Publié le 06/08/2018
Une fièvre sans signe clinique de localisation chez un nourrisson de moins de 3 mois impose un bilan infectieux parce que les infections bactériennes graves sont plus fréquentes qu’après 3 mois et plus difficiles à séparer des infections bénignes. Pour ce faire, le nourrisson est en général conduit aux Urgences d’un hôpital… où la fièvre n’est pas toujours retrouvée. Dans ce cas, peut-on alléger le bilan infectieux, surtout si l’état général est rassurant ? Une étude prospective, qui a comparé la prévalence des infections bactériennes graves selon que la fièvre était retrouvée aux Urgences ou pas, apporte des éléments de réponse.
De 2003 à 2016, 2 470 nourrissons ont consulté aux Urgences d’un hôpital pédiatrique espagnol pour une température axillaire/rectale ≥ 38°C au domicile, sans signe clinique de localisation (pas d’otite, auscultation pulmonaire normale, pas de signes ostéo-articulaires, etc.). La température rectale de 678 d’entre eux (27,4 %) était descendue sous 38°C alors que « la plupart » n’avaient pas reçu d’antipyrétiques auparavant.
Un bilan infectieux a été effectué chez tous les nourrissons : hémogramme, CRP et PCT – à partir de 2007 -, hémocultures, bandelette urinaire et examen cytobactériologique des urines, et, de façon non systématique, ponction lombaire. Les nourrissons à bas risque d’infection bactérienne ont été gardés en observation ≤ 24 h, sans antibiothérapie, dans une Unité d’Hospitalisation de Courte de Durée [UHCD]. Les nourrissons à haut risque et les nourrissons qui présentaient en UHCD des signes évoquant une infection bactérienne ont été hospitalisés.
Les nourrissons apyrétiques aux Urgences (n = 678) et les nourrissons fébriles aux Urgences (n = 1 792) étaient comparables, à ceci près que l’état général des premiers était plus souvent rassurant que celui des seconds.
Les résultats montrent que la prévalence des infections bactériennes graves était similaire dans les 2 groupes de nourrissons.

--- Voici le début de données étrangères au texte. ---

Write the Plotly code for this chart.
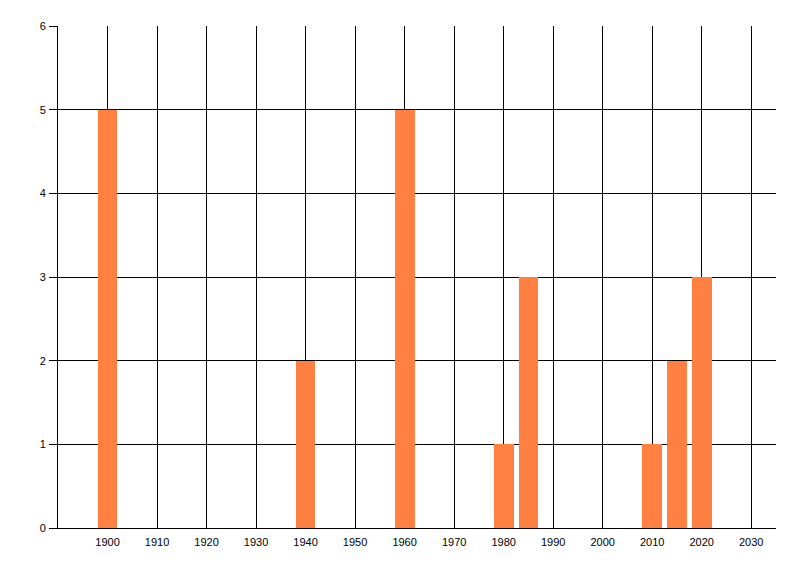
import plotly.graph_objects as go

years = [1900, 1940, 1960, 1980, 1985, 2010, 2015, 2020]
counts = [5, 2, 5, 1, 3, 1, 2, 3]
x_ticks = list(range(1900, 2031, 10))
y_ticks = list(range(0, 7))

fig = go.Figure(go.Bar(
    x=years, y=counts, width=4,
    marker=dict(color="#ff8040", line=dict(width=0)),
))

fig.update_layout(
    width=784, height=560,
    margin=dict(l=50, r=16, t=18, b=40),
    paper_bgcolor="white", plot_bgcolor="white",
    showlegend=False,
    font=dict(family="Liberation Sans, Arial, sans-serif", size=11, color="black"),
    xaxis=dict(
        range=[1890, 2035], tickvals=x_ticks, ticktext=[str(v) for v in x_ticks],
        showgrid=True, gridcolor="black", gridwidth=1,
        showline=True, linecolor="black", linewidth=1,
        ticks="", zeroline=False, ticklabelstandoff=4,
    ),
    yaxis=dict(
        range=[0, 6], tickvals=y_ticks,
        showgrid=True, gridcolor="black", gridwidth=1,
        showline=True, linecolor="black", linewidth=1,
        ticks="outside", ticklen=8, tickcolor="black", tickwidth=1,
        zeroline=False, ticklabelstandoff=1,
    ),
    bargap=0,
)

fig.write_html("out.html")
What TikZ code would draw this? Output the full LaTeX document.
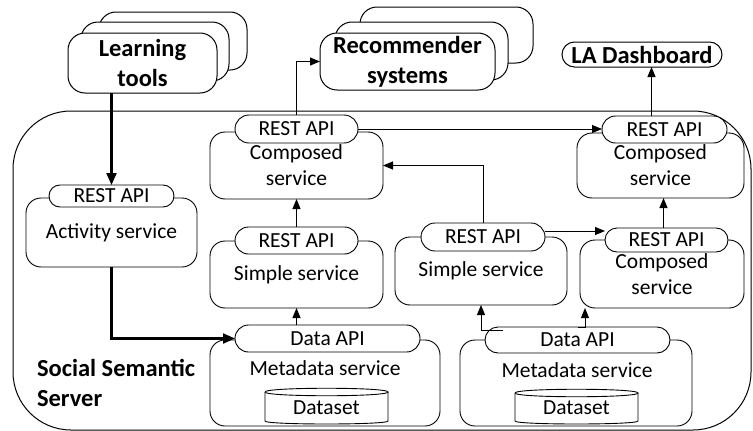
\documentclass[tikz,border=0pt]{standalone}
\usepackage{fontspec}
\setmainfont{Carlito}
\usetikzlibrary{arrows.meta,shapes.misc}
\begin{document}
\begin{tikzpicture}[x=1pt,y=-1pt,
  every node/.style={inner sep=0pt, outer sep=0pt},
  txt/.style={font=\fontsize{21.5}{26}\selectfont, align=center},
  ttl/.style={font=\fontsize{24.5}{30}\selectfont\bfseries, align=center},
  body/.style={draw, line width=0.9pt, rounded corners=15pt, fill=white, txt},
  pill/.style={draw, line width=0.9pt, rounded rectangle, fill=white, txt},
  stackbox/.style={draw, line width=1pt, rounded corners=17pt, fill=white},
  conn/.style={line width=1pt, -{Triangle[length=10pt,width=8pt]}},
  thickconn/.style={line width=2.2pt, -{Triangle[length=12pt,width=10pt]}},
]
\path[use as bounding box, fill=white] (0,0) rectangle (753,431);

% outer server box
\node[draw, line width=1pt, rounded corners=58pt, minimum width=738pt, minimum height=319pt] (sss) at (382,270.5) {};
\node[ttl, align=left, anchor=west] (ssstext) at (37,382.5) {Social Semantic\\Server};

% learning tools stack
\node[stackbox, minimum width=148pt, minimum height=58pt] (ltb) at (173,41) {};
\node[stackbox, minimum width=148pt, minimum height=59pt] (ltm) at (155,51.5) {};
\node[stackbox, ttl, minimum width=149pt, minimum height=60pt] (ltf) at (142.5,63) {Learning\\tools};

% recommender stack
\node[stackbox, minimum width=173pt, minimum height=56pt] (rb) at (446.5,35) {};
\node[stackbox, minimum width=173pt, minimum height=58pt] (rm) at (421.5,51) {};
\node[stackbox, ttl, minimum width=175pt, minimum height=57pt] (rf) at (407.5,61.5) {Recommender\\systems};

% LA dashboard
\node[draw, line width=1pt, rounded rectangle, ttl, minimum width=160pt, minimum height=25pt] (la) at (642,54.5) {LA Dashboard};

% activity service
\node[body, minimum width=171pt, minimum height=69pt] (ab) at (111.5,232.5) {Activity service};
\node[pill, minimum width=125pt, minimum height=22pt] (ap) at (111.5,196) {REST API};

% composed service left
\node[body, minimum width=173pt, minimum height=67pt] (clb) at (296.5,165.5) {Composed\\service};
\node[pill, minimum width=123pt, minimum height=28pt] (clp) at (296.5,129) {REST API};

% simple service left
\node[body, minimum width=173pt, minimum height=67pt] (slb) at (296.5,274.5) {Simple service};
\node[pill, minimum width=123pt, minimum height=27pt] (slp) at (296.5,240.5) {REST API};

% metadata service left
\node[body, minimum width=230pt, minimum height=86pt] (mlb) at (325,383) {};
\node[pill, minimum width=185pt, minimum height=27pt] (mlp) at (327.5,338.5) {Data API};
\node[txt] (mlt) at (325,368) {Metadata service};
\draw[line width=0.9pt, fill=white] (265,392) -- (265,421) .. controls (265,425) and (388,425) .. (388,421) -- (388,392);
\draw[line width=0.9pt] (265,392) .. controls (265,387) and (388,387) .. (388,392) .. controls (388,397) and (265,397) .. (265,392);
\node[txt] (dsl) at (326.5,408) {Dataset};

% simple service middle
\node[body, minimum width=172pt, minimum height=68pt] (smb) at (481,271) {Simple service};
\node[pill, minimum width=124pt, minimum height=28pt] (smp) at (483,237) {REST API};

% composed service right lower
\node[body, minimum width=164pt, minimum height=68pt] (crlb) at (662,274) {Composed\\service};
\node[pill, minimum width=123pt, minimum height=24pt] (crlp) at (666.5,240) {REST API};

% composed service right upper
\node[body, minimum width=167pt, minimum height=65pt] (crub) at (660.5,165.5) {Composed\\service};
\node[pill, minimum width=125pt, minimum height=27pt] (crup) at (664.5,129.5) {REST API};

% metadata service right
\node[body, minimum width=232pt, minimum height=86pt] (mrb) at (576,383) {};
\node[pill, minimum width=185pt, minimum height=26pt] (mrp) at (577.5,340) {Data API};
\node[txt] (mrt) at (577,370) {Metadata service};
\draw[line width=0.9pt, fill=white] (515,393) -- (515,421) .. controls (515,425) and (638,425) .. (638,421) -- (638,393);
\draw[line width=0.9pt] (515,393) .. controls (515,388) and (638,388) .. (638,393) .. controls (638,398) and (515,398) .. (515,393);
\node[txt] (dsr) at (576.5,408) {Dataset};

% connectors
\draw[thickconn] (ltf.south -| ap.north) -- (ap.north);
\draw[thickconn] (ab.south) |- (mlp.west);
\draw[conn] (clp.north) |- (rf.west);
\draw[conn] (clp.east) -- (clp.east -| crup.west);
\draw[conn] (smp.north) |- (clb.east);
\draw[conn] ([yshift=6pt]smp.east) -- ([yshift=6pt]smp.east -| crlp.west);
\draw[conn] (slp.north) -- (clb.south);
\draw[conn] (slb.south |- mlp.north) -- (slb.south);
\draw[conn] ([xshift=5pt,yshift=-3pt]mrp.north west) -| (smb.south);
\draw[conn] (mrp.north) -| ([xshift=5pt]crlb.south west);
\draw[conn] ([xshift=-3pt]crlp.north) -- ([xshift=-3pt]crlp.north |- crub.south);
\draw[conn] ([xshift=-13pt]crup.north) -- ([xshift=-13pt]crup.north |- la.south);
\end{tikzpicture}
\end{document}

Pour les infections bactériennes invasives (sepsis, méningites, bactériémies avec un point de départ identifié, type infection urinaire, ou pas), la prévalence était de 2,4 % dans le groupe apyrétique aux Urgences (16 cas ; intervalle de confiance à 95 % [IC95] de 1,4 à 3,8 %) ainsi que dans le groupe fébrile aux Urgences (43 cas ; IC95 de 1,8 à 3,2 %). Il faut noter que, parmi les 16 enfants infectés mais apyrétiques aux Urgences, 14 avaient un état général conservé et aucun ne présentait de méningite.
Pour les infections bactériennes non invasives (infections urinaires, gastro-entérites avec une coproculture positive), la prévalence était de 15,5 % dans le groupe apyrétique aux Urgences (105 cas ; IC95 de 12,9 à 18,4 %) et de 16,7 % dans le groupe fébrile aux Urgences (300 cas ; IC95 de 15,1 à 18,5 %).
Les auteurs concluent qu’il n’y a donc pas de raison d’alléger le bilan infectieux des petits nourrissons fébriles dont la fièvre n’est pas retrouvée aux Urgences. « L’absence de fièvre aux Urgences ne place pas ces enfants dans un groupe à bas risque, même quand ils sont en bon état ». En toute rigueur, la conclusion aurait eu plus de poids avec des données précises sur l’administration d’antipyrétiques aux enfants n’ayant plus de fièvre aux Urgences !
Dr Jean-Marc Retbi
RÉFÉRENCE
Mintegi S et coll. : Invasive bacterial infections in young afebrile infants with a history of fever. Arch Dis Child 2018 ; 103 : 665-669.